### Dataset content ###

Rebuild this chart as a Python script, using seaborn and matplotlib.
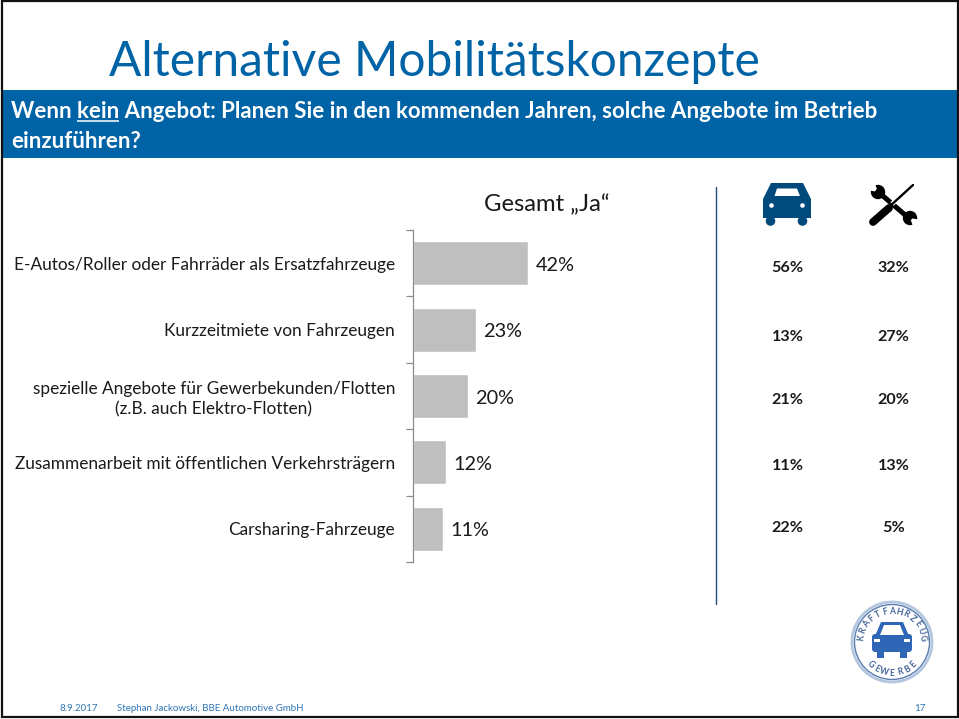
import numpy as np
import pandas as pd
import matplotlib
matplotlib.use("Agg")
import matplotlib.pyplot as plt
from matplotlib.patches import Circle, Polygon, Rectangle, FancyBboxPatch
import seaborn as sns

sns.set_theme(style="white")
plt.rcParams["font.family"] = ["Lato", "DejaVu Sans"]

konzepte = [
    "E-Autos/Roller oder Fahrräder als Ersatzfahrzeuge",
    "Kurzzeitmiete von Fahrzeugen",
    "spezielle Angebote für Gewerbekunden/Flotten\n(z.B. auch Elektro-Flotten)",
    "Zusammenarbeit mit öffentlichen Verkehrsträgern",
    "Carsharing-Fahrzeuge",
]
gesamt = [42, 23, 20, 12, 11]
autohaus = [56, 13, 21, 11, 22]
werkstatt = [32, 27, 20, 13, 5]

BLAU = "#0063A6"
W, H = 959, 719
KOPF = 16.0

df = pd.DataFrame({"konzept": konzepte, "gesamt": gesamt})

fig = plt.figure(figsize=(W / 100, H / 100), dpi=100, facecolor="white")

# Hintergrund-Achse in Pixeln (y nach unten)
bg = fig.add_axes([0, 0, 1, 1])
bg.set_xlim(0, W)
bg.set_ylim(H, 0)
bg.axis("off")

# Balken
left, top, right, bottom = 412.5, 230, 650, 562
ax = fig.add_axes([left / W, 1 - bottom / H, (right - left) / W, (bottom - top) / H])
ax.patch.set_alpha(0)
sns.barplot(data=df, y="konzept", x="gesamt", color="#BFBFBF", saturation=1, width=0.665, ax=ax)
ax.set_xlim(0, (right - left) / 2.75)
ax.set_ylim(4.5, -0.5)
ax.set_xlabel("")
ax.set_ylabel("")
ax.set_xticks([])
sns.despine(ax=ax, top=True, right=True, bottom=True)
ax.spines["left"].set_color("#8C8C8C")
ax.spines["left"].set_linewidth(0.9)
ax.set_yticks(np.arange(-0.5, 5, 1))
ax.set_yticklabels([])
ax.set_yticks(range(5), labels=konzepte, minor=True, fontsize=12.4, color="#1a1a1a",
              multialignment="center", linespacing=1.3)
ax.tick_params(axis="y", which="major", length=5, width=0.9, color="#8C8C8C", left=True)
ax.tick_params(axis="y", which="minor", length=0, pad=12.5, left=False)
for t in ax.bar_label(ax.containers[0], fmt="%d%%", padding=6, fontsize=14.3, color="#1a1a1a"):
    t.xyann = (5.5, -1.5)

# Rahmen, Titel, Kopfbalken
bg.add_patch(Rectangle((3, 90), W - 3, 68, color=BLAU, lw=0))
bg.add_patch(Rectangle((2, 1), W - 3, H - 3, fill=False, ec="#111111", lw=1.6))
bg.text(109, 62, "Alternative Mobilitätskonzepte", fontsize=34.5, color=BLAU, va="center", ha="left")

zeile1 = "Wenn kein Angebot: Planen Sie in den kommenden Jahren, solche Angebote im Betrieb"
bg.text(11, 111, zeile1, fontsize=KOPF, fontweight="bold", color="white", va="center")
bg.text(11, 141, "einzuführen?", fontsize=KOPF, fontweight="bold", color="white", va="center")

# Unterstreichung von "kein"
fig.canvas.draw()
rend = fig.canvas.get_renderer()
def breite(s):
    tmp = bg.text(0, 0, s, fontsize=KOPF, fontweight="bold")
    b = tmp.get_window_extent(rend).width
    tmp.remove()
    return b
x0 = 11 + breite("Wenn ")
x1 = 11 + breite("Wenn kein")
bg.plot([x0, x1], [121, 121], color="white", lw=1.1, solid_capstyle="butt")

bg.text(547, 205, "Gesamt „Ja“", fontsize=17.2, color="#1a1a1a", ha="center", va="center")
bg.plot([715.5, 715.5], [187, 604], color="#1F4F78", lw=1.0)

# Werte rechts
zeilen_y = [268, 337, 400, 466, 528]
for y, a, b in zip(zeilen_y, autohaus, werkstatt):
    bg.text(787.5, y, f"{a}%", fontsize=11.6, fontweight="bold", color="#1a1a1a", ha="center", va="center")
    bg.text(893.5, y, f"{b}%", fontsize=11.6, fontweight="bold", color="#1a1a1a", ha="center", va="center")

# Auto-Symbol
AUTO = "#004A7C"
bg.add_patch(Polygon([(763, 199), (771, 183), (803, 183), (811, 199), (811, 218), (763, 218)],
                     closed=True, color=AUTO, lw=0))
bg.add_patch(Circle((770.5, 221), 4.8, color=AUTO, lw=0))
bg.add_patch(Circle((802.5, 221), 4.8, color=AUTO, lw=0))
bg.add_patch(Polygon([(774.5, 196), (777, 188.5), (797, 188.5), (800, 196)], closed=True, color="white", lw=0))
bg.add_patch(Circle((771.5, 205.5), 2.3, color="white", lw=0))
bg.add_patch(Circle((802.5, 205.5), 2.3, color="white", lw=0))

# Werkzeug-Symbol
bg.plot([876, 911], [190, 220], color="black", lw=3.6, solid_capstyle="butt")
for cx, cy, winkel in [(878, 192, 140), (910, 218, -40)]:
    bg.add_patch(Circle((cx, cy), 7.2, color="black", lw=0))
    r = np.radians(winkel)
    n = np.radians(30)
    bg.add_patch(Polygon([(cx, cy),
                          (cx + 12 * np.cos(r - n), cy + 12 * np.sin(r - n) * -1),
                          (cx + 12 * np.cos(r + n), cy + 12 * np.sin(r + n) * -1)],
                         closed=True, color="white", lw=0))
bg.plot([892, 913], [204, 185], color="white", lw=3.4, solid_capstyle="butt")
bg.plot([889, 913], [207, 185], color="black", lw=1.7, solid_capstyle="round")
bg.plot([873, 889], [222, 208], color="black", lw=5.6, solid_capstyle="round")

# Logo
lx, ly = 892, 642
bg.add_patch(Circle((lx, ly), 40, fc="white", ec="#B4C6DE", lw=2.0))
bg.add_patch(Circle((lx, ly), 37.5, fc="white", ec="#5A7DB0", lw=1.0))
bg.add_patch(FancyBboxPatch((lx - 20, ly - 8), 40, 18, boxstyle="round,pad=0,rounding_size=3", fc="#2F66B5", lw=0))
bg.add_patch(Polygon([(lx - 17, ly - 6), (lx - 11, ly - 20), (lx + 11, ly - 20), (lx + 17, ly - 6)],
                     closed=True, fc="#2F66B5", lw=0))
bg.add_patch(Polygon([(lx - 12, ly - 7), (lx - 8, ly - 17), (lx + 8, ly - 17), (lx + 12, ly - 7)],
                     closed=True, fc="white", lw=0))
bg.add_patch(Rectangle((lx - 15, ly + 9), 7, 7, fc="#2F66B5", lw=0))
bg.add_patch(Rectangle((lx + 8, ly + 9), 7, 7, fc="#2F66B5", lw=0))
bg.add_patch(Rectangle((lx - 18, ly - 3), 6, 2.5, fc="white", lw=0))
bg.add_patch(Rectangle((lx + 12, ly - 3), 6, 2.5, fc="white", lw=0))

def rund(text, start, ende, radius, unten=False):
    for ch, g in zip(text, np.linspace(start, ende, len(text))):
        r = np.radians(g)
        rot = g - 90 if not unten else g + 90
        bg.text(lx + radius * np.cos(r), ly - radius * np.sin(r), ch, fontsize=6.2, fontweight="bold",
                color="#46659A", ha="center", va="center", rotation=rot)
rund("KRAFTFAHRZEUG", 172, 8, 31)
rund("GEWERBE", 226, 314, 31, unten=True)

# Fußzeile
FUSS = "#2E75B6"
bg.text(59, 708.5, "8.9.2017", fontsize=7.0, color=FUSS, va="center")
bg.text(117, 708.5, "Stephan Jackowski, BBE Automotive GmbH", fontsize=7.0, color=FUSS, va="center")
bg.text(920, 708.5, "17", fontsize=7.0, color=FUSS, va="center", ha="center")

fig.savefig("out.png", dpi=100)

###
### Dataset content ###

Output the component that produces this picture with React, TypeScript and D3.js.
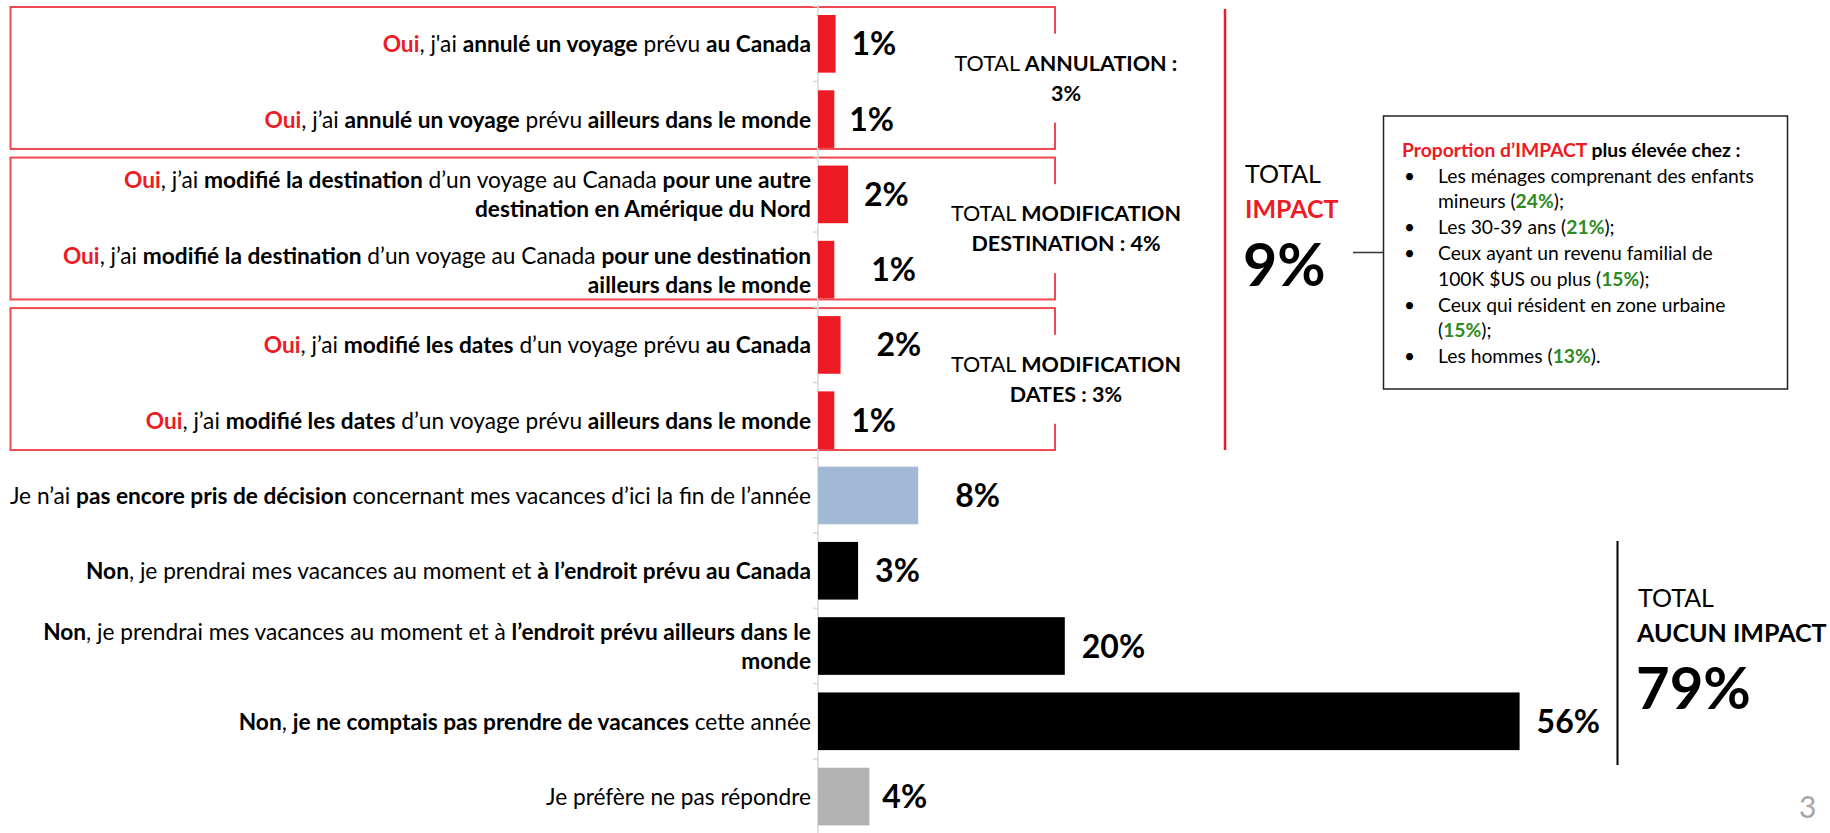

###

- [What is being asked] Only the lines from "Rebuild this chart" through "import seaborn as sns" should appear in your output, copied exactly with both end lines, and with no pictures.

- [The result]
Rebuild this chart as a Python script, using seaborn and matplotlib.
import numpy as np
import pandas as pd
import matplotlib
matplotlib.use("Agg")
import matplotlib.pyplot as plt
from matplotlib.patches import Circle, Polygon, Rectangle, FancyBboxPatch
import seaborn as sns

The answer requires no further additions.